• **Requirement**: Give every line again exactly as it appears, please, but not the pictures.

• **Input data**:

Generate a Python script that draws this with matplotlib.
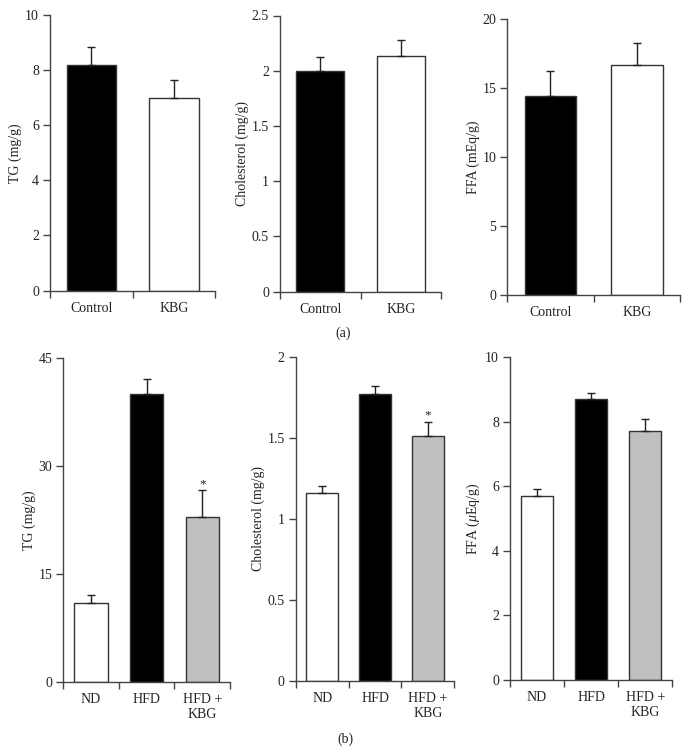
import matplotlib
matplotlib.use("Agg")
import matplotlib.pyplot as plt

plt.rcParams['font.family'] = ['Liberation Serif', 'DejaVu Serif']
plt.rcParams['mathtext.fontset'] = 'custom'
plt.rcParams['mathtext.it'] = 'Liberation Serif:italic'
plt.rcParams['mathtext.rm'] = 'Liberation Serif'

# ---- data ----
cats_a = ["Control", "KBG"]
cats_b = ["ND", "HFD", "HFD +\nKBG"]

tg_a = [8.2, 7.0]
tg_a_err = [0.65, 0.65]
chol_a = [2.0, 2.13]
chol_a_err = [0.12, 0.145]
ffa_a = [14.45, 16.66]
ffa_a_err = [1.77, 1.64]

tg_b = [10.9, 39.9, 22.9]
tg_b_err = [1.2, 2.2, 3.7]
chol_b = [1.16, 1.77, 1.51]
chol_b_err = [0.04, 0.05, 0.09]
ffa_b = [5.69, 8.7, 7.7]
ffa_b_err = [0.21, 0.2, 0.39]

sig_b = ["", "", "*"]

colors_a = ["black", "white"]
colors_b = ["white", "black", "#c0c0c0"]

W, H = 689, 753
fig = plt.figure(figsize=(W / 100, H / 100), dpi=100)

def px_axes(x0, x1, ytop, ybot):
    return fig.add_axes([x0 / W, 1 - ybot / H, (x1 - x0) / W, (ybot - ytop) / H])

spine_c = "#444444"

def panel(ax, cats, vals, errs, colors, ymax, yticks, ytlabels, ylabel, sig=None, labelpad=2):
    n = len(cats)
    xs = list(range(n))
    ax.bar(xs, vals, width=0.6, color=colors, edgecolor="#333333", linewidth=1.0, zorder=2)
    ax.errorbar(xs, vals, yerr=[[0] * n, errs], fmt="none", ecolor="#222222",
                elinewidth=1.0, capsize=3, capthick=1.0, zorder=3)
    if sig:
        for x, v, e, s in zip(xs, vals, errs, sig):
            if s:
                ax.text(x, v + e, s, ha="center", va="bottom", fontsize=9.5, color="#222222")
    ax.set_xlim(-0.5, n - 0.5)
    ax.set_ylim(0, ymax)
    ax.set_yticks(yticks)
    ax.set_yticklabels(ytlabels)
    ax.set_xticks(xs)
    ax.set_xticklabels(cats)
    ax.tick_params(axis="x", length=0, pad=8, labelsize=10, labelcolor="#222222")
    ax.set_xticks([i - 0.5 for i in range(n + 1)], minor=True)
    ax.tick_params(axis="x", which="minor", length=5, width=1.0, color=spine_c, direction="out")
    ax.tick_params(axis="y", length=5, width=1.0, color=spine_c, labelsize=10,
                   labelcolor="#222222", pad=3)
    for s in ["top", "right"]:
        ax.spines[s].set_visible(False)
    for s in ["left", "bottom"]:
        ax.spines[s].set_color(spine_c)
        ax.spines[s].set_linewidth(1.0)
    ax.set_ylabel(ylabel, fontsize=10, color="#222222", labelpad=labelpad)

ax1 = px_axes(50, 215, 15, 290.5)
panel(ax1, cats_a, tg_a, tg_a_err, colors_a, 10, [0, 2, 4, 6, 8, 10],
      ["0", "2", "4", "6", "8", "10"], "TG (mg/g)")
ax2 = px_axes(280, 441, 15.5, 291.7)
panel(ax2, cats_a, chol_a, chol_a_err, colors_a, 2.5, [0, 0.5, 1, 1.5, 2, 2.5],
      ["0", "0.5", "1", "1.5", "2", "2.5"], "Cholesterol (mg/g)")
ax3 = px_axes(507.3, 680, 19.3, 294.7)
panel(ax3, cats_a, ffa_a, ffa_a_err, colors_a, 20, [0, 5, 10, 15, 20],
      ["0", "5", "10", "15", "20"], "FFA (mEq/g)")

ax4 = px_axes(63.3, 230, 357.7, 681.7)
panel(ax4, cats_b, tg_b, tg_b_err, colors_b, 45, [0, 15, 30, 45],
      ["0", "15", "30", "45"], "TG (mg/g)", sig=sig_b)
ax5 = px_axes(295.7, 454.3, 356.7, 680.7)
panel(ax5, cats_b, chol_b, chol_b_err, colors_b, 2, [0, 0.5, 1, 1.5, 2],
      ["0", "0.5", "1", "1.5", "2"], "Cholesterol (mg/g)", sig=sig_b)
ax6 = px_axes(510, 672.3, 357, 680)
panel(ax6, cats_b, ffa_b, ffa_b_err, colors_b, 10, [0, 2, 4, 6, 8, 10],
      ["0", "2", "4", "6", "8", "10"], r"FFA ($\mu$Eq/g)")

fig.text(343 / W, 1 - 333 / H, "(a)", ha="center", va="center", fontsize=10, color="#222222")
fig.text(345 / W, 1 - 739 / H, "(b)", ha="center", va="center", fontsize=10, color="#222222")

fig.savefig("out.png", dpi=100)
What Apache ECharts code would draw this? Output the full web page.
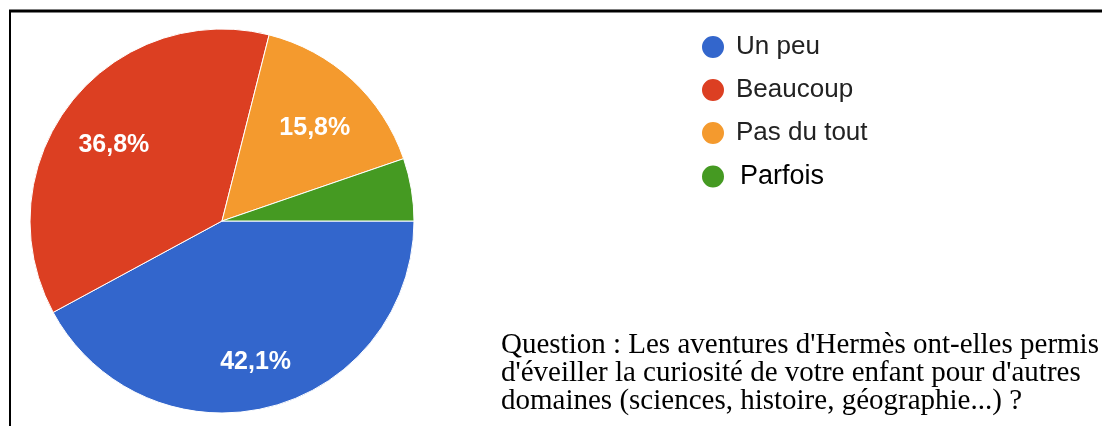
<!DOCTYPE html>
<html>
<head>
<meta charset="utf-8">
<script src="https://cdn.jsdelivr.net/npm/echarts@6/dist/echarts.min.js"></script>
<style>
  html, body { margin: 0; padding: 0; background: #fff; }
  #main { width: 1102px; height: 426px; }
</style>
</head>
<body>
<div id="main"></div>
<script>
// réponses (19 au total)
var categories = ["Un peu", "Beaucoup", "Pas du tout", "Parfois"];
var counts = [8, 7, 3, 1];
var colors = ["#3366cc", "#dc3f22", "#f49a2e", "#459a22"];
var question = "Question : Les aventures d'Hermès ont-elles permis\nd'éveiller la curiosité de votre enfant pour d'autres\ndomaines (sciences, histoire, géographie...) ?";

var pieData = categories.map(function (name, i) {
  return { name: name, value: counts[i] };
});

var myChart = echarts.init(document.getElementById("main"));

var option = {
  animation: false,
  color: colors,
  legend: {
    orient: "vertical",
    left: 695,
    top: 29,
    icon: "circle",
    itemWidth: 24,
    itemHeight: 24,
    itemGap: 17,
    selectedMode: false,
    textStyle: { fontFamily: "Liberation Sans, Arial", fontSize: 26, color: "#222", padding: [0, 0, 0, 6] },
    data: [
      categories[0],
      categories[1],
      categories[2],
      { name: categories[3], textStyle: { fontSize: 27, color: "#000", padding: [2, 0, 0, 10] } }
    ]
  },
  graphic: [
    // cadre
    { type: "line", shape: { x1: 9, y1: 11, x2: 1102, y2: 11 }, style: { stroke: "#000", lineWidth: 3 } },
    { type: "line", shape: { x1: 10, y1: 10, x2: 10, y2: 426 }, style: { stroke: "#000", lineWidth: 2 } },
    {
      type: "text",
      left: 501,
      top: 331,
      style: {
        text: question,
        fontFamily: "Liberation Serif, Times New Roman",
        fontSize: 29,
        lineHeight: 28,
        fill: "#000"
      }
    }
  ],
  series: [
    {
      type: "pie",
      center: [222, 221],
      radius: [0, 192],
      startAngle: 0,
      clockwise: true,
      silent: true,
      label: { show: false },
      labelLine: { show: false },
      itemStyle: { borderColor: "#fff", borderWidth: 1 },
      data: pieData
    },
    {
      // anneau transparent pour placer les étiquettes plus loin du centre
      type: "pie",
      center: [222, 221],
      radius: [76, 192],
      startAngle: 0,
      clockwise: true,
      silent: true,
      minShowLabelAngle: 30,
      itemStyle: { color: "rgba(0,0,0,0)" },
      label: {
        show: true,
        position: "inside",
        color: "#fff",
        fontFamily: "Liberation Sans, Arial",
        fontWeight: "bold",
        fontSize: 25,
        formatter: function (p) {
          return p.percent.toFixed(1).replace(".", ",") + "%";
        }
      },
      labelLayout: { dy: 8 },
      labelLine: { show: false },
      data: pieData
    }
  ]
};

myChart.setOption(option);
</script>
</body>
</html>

• **In response**:
Generate a Python script that draws this with matplotlib.
import matplotlib
matplotlib.use("Agg")
import matplotlib.pyplot as plt

plt.rcParams['font.family'] = ['Liberation Serif', 'DejaVu Serif']
plt.rcParams['mathtext.fontset'] = 'custom'
plt.rcParams['mathtext.it'] = 'Liberation Serif:italic'
plt.rcParams['mathtext.rm'] = 'Liberation Serif'

# ---- data ----
cats_a = ["Control", "KBG"]
cats_b = ["ND", "HFD", "HFD +\nKBG"]

tg_a = [8.2, 7.0]
tg_a_err = [0.65, 0.65]
chol_a = [2.0, 2.13]
chol_a_err = [0.12, 0.145]
ffa_a = [14.45, 16.66]
ffa_a_err = [1.77, 1.64]

tg_b = [10.9, 39.9, 22.9]
tg_b_err = [1.2, 2.2, 3.7]
chol_b = [1.16, 1.77, 1.51]
chol_b_err = [0.04, 0.05, 0.09]
ffa_b = [5.69, 8.7, 7.7]
ffa_b_err = [0.21, 0.2, 0.39]

sig_b = ["", "", "*"]

colors_a = ["black", "white"]
colors_b = ["white", "black", "#c0c0c0"]

W, H = 689, 753
fig = plt.figure(figsize=(W / 100, H / 100), dpi=100)

def px_axes(x0, x1, ytop, ybot):
    return fig.add_axes([x0 / W, 1 - ybot / H, (x1 - x0) / W, (ybot - ytop) / H])

spine_c = "#444444"

def panel(ax, cats, vals, errs, colors, ymax, yticks, ytlabels, ylabel, sig=None, labelpad=2):
    n = len(cats)
    xs = list(range(n))
    ax.bar(xs, vals, width=0.6, color=colors, edgecolor="#333333", linewidth=1.0, zorder=2)
    ax.errorbar(xs, vals, yerr=[[0] * n, errs], fmt="none", ecolor="#222222",
                elinewidth=1.0, capsize=3, capthick=1.0, zorder=3)
    if sig:
        for x, v, e, s in zip(xs, vals, errs, sig):
            if s:
                ax.text(x, v + e, s, ha="center", va="bottom", fontsize=9.5, color="#222222")
    ax.set_xlim(-0.5, n - 0.5)
    ax.set_ylim(0, ymax)
    ax.set_yticks(yticks)
    ax.set_yticklabels(ytlabels)
    ax.set_xticks(xs)
    ax.set_xticklabels(cats)
    ax.tick_params(axis="x", length=0, pad=8, labelsize=10, labelcolor="#222222")
    ax.set_xticks([i - 0.5 for i in range(n + 1)], minor=True)
    ax.tick_params(axis="x", which="minor", length=5, width=1.0, color=spine_c, direction="out")
    ax.tick_params(axis="y", length=5, width=1.0, color=spine_c, labelsize=10,
                   labelcolor="#222222", pad=3)
    for s in ["top", "right"]:
        ax.spines[s].set_visible(False)
    for s in ["left", "bottom"]:
        ax.spines[s].set_color(spine_c)
        ax.spines[s].set_linewidth(1.0)
    ax.set_ylabel(ylabel, fontsize=10, color="#222222", labelpad=labelpad)

ax1 = px_axes(50, 215, 15, 290.5)
panel(ax1, cats_a, tg_a, tg_a_err, colors_a, 10, [0, 2, 4, 6, 8, 10],
      ["0", "2", "4", "6", "8", "10"], "TG (mg/g)")
ax2 = px_axes(280, 441, 15.5, 291.7)
panel(ax2, cats_a, chol_a, chol_a_err, colors_a, 2.5, [0, 0.5, 1, 1.5, 2, 2.5],
      ["0", "0.5", "1", "1.5", "2", "2.5"], "Cholesterol (mg/g)")
ax3 = px_axes(507.3, 680, 19.3, 294.7)
panel(ax3, cats_a, ffa_a, ffa_a_err, colors_a, 20, [0, 5, 10, 15, 20],
      ["0", "5", "10", "15", "20"], "FFA (mEq/g)")

ax4 = px_axes(63.3, 230, 357.7, 681.7)
panel(ax4, cats_b, tg_b, tg_b_err, colors_b, 45, [0, 15, 30, 45],
      ["0", "15", "30", "45"], "TG (mg/g)", sig=sig_b)
ax5 = px_axes(295.7, 454.3, 356.7, 680.7)
panel(ax5, cats_b, chol_b, chol_b_err, colors_b, 2, [0, 0.5, 1, 1.5, 2],
      ["0", "0.5", "1", "1.5", "2"], "Cholesterol (mg/g)", sig=sig_b)
ax6 = px_axes(510, 672.3, 357, 680)
panel(ax6, cats_b, ffa_b, ffa_b_err, colors_b, 10, [0, 2, 4, 6, 8, 10],
      ["0", "2", "4", "6", "8", "10"], r"FFA ($\mu$Eq/g)")

fig.text(343 / W, 1 - 333 / H, "(a)", ha="center", va="center", fontsize=10, color="#222222")
fig.text(345 / W, 1 - 739 / H, "(b)", ha="center", va="center", fontsize=10, color="#222222")

fig.savefig("out.png", dpi=100)
What Apache ECharts code would draw this? Output the full web page.
<!DOCTYPE html>
<html>
<head>
<meta charset="utf-8">
<script src="https://cdn.jsdelivr.net/npm/echarts@6/dist/echarts.min.js"></script>
<style>
  html, body { margin: 0; padding: 0; background: #fff; }
  #main { width: 1102px; height: 426px; }
</style>
</head>
<body>
<div id="main"></div>
<script>
// réponses (19 au total)
var categories = ["Un peu", "Beaucoup", "Pas du tout", "Parfois"];
var counts = [8, 7, 3, 1];
var colors = ["#3366cc", "#dc3f22", "#f49a2e", "#459a22"];
var question = "Question : Les aventures d'Hermès ont-elles permis\nd'éveiller la curiosité de votre enfant pour d'autres\ndomaines (sciences, histoire, géographie...) ?";

var pieData = categories.map(function (name, i) {
  return { name: name, value: counts[i] };
});

var myChart = echarts.init(document.getElementById("main"));

var option = {
  animation: false,
  color: colors,
  legend: {
    orient: "vertical",
    left: 695,
    top: 29,
    icon: "circle",
    itemWidth: 24,
    itemHeight: 24,
    itemGap: 17,
    selectedMode: false,
    textStyle: { fontFamily: "Liberation Sans, Arial", fontSize: 26, color: "#222", padding: [0, 0, 0, 6] },
    data: [
      categories[0],
      categories[1],
      categories[2],
      { name: categories[3], textStyle: { fontSize: 27, color: "#000", padding: [2, 0, 0, 10] } }
    ]
  },
  graphic: [
    // cadre
    { type: "line", shape: { x1: 9, y1: 11, x2: 1102, y2: 11 }, style: { stroke: "#000", lineWidth: 3 } },
    { type: "line", shape: { x1: 10, y1: 10, x2: 10, y2: 426 }, style: { stroke: "#000", lineWidth: 2 } },
    {
      type: "text",
      left: 501,
      top: 331,
      style: {
        text: question,
        fontFamily: "Liberation Serif, Times New Roman",
        fontSize: 29,
        lineHeight: 28,
        fill: "#000"
      }
    }
  ],
  series: [
    {
      type: "pie",
      center: [222, 221],
      radius: [0, 192],
      startAngle: 0,
      clockwise: true,
      silent: true,
      label: { show: false },
      labelLine: { show: false },
      itemStyle: { borderColor: "#fff", borderWidth: 1 },
      data: pieData
    },
    {
      // anneau transparent pour placer les étiquettes plus loin du centre
      type: "pie",
      center: [222, 221],
      radius: [76, 192],
      startAngle: 0,
      clockwise: true,
      silent: true,
      minShowLabelAngle: 30,
      itemStyle: { color: "rgba(0,0,0,0)" },
      label: {
        show: true,
        position: "inside",
        color: "#fff",
        fontFamily: "Liberation Sans, Arial",
        fontWeight: "bold",
        fontSize: 25,
        formatter: function (p) {
          return p.percent.toFixed(1).replace(".", ",") + "%";
        }
      },
      labelLayout: { dy: 8 },
      labelLine: { show: false },
      data: pieData
    }
  ]
};

myChart.setOption(option);
</script>
</body>
</html>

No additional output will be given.